PROVIDED MATERIAL:

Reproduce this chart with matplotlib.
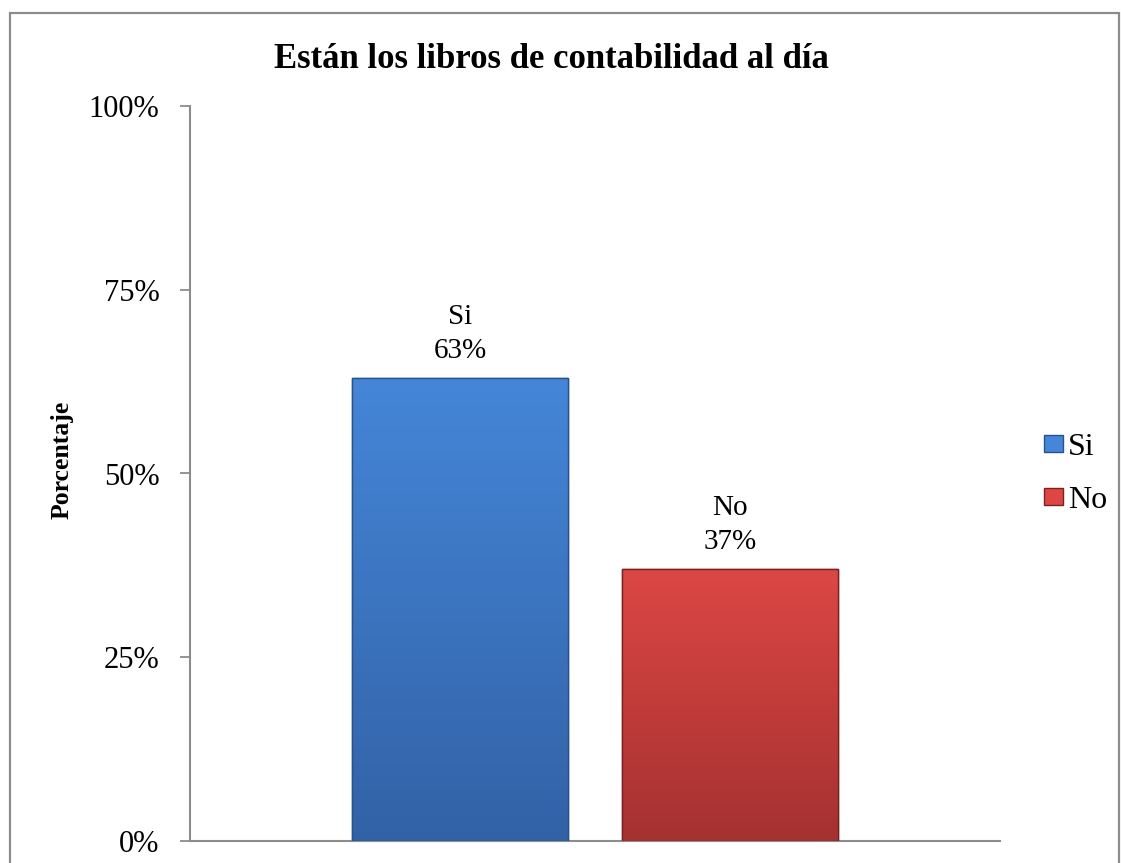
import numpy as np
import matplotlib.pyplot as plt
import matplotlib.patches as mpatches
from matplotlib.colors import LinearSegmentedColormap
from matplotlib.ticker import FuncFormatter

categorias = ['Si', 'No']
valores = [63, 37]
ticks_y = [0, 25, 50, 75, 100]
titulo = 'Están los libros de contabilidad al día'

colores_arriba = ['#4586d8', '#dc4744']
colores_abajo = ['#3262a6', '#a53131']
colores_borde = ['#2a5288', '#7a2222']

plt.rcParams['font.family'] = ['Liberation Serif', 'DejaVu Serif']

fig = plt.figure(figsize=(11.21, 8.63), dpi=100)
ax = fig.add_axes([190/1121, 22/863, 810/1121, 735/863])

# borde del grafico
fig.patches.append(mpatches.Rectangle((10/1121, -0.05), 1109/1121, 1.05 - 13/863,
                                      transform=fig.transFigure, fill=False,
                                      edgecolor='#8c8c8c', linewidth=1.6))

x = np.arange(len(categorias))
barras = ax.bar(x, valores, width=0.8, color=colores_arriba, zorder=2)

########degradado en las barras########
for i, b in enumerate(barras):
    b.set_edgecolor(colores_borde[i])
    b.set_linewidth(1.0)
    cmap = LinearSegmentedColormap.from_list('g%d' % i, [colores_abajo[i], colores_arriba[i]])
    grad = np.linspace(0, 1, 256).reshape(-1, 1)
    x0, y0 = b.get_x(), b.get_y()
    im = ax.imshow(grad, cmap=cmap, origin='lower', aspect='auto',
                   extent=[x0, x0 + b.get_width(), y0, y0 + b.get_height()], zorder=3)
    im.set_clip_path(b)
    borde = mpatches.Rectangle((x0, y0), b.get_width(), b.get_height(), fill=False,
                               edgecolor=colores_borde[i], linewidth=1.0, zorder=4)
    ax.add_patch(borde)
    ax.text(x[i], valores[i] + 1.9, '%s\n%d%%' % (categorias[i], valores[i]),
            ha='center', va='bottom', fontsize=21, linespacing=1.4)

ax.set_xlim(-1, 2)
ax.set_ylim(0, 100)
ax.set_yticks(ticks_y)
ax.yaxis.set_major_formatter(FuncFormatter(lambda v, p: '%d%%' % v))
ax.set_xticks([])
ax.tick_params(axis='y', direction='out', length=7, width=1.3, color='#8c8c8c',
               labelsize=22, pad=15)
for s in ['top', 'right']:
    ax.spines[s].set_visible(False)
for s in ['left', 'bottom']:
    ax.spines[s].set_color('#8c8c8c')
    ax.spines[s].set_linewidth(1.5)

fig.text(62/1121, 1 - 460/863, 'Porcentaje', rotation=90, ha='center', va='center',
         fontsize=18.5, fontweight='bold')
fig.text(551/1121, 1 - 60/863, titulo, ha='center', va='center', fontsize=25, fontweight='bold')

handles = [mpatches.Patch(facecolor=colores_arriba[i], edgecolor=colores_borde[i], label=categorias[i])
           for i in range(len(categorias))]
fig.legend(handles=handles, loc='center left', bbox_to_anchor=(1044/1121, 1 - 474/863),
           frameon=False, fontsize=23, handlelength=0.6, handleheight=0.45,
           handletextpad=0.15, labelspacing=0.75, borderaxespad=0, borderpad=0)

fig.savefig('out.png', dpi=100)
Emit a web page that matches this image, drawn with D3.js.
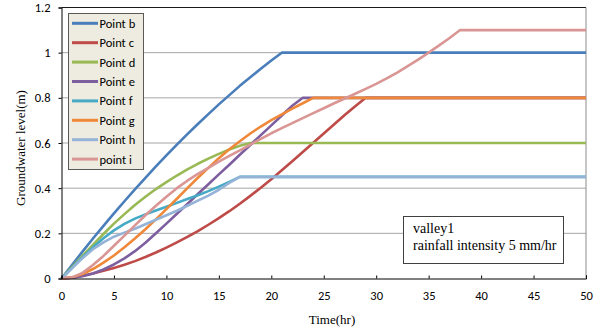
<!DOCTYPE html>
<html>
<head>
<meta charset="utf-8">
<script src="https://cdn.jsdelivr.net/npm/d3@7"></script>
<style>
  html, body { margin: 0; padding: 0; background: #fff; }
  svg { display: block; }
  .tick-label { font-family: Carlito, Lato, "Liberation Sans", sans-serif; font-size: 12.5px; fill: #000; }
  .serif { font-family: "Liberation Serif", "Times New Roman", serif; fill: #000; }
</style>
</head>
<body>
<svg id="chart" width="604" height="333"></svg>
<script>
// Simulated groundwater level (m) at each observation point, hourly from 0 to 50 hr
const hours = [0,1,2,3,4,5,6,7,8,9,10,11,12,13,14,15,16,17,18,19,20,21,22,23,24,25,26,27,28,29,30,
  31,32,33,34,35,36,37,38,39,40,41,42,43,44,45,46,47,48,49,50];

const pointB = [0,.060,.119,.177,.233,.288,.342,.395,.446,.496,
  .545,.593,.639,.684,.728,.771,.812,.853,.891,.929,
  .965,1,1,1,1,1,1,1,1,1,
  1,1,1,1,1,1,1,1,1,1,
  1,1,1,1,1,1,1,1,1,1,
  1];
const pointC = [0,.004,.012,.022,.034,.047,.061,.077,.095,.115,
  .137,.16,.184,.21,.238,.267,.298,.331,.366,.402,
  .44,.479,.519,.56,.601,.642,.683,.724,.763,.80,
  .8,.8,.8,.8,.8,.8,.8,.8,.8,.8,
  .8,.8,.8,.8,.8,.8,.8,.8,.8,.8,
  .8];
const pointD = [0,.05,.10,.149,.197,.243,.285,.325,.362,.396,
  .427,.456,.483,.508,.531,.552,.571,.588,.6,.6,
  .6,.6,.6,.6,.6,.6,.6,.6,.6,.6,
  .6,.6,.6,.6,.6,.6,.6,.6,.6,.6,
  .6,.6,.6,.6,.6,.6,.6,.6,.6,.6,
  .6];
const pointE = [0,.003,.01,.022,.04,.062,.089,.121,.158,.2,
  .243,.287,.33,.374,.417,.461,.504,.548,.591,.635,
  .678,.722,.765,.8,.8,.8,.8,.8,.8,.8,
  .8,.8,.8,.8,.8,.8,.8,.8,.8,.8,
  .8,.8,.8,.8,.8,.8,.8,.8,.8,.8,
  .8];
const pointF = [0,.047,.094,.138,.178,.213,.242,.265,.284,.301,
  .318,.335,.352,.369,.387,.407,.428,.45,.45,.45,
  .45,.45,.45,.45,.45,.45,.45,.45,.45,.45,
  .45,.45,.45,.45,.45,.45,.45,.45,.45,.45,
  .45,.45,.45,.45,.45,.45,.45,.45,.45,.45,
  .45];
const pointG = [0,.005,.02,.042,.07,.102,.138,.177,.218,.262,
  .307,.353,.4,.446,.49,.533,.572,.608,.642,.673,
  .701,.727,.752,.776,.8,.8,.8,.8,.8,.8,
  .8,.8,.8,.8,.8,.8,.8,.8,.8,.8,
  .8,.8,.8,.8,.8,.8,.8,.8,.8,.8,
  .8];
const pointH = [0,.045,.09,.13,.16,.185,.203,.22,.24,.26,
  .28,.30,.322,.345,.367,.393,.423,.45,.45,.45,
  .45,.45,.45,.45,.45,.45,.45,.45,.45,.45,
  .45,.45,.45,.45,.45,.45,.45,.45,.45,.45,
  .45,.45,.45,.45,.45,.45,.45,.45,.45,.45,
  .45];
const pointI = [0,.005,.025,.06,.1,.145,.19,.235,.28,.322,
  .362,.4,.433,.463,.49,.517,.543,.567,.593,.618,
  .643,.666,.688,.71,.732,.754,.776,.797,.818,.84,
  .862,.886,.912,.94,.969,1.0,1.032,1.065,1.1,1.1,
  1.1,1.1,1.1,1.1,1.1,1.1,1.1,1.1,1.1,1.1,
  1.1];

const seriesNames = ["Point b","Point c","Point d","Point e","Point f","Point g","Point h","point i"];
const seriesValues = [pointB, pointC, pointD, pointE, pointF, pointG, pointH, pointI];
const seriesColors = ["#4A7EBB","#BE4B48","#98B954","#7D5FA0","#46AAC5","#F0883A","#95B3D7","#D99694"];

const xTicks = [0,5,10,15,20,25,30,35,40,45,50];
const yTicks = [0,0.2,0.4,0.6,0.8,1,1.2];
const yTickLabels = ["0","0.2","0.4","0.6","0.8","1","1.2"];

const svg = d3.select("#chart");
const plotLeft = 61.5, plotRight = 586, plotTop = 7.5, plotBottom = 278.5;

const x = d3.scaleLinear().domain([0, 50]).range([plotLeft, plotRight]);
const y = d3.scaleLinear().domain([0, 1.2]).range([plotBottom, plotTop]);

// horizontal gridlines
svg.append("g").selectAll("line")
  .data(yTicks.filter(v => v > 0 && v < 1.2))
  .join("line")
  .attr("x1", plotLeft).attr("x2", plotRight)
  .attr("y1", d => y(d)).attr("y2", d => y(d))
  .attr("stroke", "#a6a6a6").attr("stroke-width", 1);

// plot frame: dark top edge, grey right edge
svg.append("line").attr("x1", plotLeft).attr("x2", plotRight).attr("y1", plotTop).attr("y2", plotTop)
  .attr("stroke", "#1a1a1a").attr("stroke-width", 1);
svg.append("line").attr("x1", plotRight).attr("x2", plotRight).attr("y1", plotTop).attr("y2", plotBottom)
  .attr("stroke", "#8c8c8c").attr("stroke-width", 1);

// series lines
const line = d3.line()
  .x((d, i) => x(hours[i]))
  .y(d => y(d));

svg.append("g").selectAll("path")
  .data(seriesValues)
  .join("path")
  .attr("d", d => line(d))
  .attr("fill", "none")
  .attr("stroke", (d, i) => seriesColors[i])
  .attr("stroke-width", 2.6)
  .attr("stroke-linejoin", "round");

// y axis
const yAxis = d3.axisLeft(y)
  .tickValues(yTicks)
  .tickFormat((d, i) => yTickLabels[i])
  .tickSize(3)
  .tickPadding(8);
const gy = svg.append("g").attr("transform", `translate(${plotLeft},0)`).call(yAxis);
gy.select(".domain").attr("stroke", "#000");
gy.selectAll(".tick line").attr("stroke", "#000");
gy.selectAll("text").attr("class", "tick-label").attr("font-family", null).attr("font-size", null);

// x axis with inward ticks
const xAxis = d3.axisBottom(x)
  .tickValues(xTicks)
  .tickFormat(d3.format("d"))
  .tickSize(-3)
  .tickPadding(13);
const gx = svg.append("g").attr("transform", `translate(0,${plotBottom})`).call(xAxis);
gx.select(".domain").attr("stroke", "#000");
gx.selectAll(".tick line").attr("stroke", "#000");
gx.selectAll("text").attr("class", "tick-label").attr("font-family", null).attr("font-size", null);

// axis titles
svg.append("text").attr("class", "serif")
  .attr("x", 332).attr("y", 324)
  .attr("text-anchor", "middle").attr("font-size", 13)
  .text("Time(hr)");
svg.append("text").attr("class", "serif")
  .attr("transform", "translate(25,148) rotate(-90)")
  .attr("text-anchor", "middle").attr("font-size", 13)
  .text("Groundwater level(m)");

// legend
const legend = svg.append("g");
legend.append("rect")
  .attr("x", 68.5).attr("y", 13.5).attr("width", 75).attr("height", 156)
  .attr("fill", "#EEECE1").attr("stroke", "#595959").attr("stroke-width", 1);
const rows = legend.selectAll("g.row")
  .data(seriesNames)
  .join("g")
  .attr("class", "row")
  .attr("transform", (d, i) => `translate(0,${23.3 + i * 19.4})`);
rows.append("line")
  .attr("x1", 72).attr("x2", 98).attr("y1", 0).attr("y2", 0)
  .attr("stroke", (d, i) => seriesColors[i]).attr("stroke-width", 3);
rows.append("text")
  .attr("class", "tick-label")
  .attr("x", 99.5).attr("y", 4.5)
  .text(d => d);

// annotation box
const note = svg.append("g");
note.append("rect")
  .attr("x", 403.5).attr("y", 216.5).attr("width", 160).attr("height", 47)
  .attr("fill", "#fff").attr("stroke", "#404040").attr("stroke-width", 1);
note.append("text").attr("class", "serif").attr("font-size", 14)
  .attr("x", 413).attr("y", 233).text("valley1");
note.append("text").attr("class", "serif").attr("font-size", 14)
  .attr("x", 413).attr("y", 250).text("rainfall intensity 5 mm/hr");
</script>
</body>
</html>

SET PROBLEM: In the entries above, find the line that contains "Emit a web page" and the line that contains "31,32,33,34,35,36,37,38,39,40,41,42,43,44,45,46,47,48,49,50];". Reproduce exactly those two lines and every line between them, but not the pictures.

ANSWER FOR THIS EXERCISE:
Emit a web page that matches this image, drawn with D3.js.
<!DOCTYPE html>
<html>
<head>
<meta charset="utf-8">
<script src="https://cdn.jsdelivr.net/npm/d3@7"></script>
<style>
  html, body { margin: 0; padding: 0; background: #fff; }
  svg { display: block; }
  .tick-label { font-family: Carlito, Lato, "Liberation Sans", sans-serif; font-size: 12.5px; fill: #000; }
  .serif { font-family: "Liberation Serif", "Times New Roman", serif; fill: #000; }
</style>
</head>
<body>
<svg id="chart" width="604" height="333"></svg>
<script>
// Simulated groundwater level (m) at each observation point, hourly from 0 to 50 hr
const hours = [0,1,2,3,4,5,6,7,8,9,10,11,12,13,14,15,16,17,18,19,20,21,22,23,24,25,26,27,28,29,30,
  31,32,33,34,35,36,37,38,39,40,41,42,43,44,45,46,47,48,49,50];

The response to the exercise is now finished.